By bringing China into the world trading system, the West was going to induce political change and the middle class would demand to run the country, he said. But none of that happened.

“China’s admission into the WTO helped lift hundreds of millions of people out of poverty in China, cementing the legitimacy of the Chinese Communist party and making China’s mercantilist model attractive to emerging economies in Asia,” he said. “At the same time, the supply-side shock created by China’s increasing and deflationary exports, coupled with the inflation-targeting response of Western central banks, led to a fall in real incomes for the many and a rise in asset prices for the few, raising questions about the effectiveness of Western liberal economic models.”

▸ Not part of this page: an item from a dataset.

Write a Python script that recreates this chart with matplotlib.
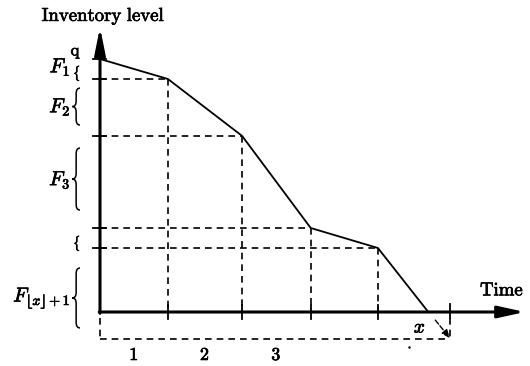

The question now, he continued, is whether there is “a middle way to have a less debilitating relationship. Or do we have to disengage from China since a policy of engagement produced economic success for China? Is the reverse true that we could produce a result that would lead to domestic pressure in China?”

“Inflicting economic pain on China makes sense,” Paterson said because Chinese President Xi Jinping “owns the trade war” and the expensive Belt and Road Initiative to build infrastructure in other countries to provide links to China.

“The leverage that Trump is creating is potentially quite great,” with the Chinese Communist Party becoming divided over the way forward, he added.

The leadership is still likely to resist the changes that the United States wants, but younger Chinese leaders “on the way up” may be looking at profit and loss statements to see whether they want to continue the current policies.

The key changes that need to take place are transparent capital accounts and a floating exchange rate, Paterson said.

Paterson’s book is more of a history of China’s admission to the WTO and the repercussions of that than a policy prescription for the future.

As leaders of Western countries try to figure out a way out of this unequal relationship, he says, they need to be aware of what created this unfair playing field.

“To my mind, proponents should be held accountable,” he said. How did these leaders expect the private sector in the West to compete with state-owned enterprises and private Chinese enterprises that get access to land and subsidies as long as they are pursuing the country’s goals, he asks.

For American agriculture, which has profited greatly since China joined the WTO in 2001 and hopes for a quick return to exporting to China, the book may be an uncomfortable but necessary read.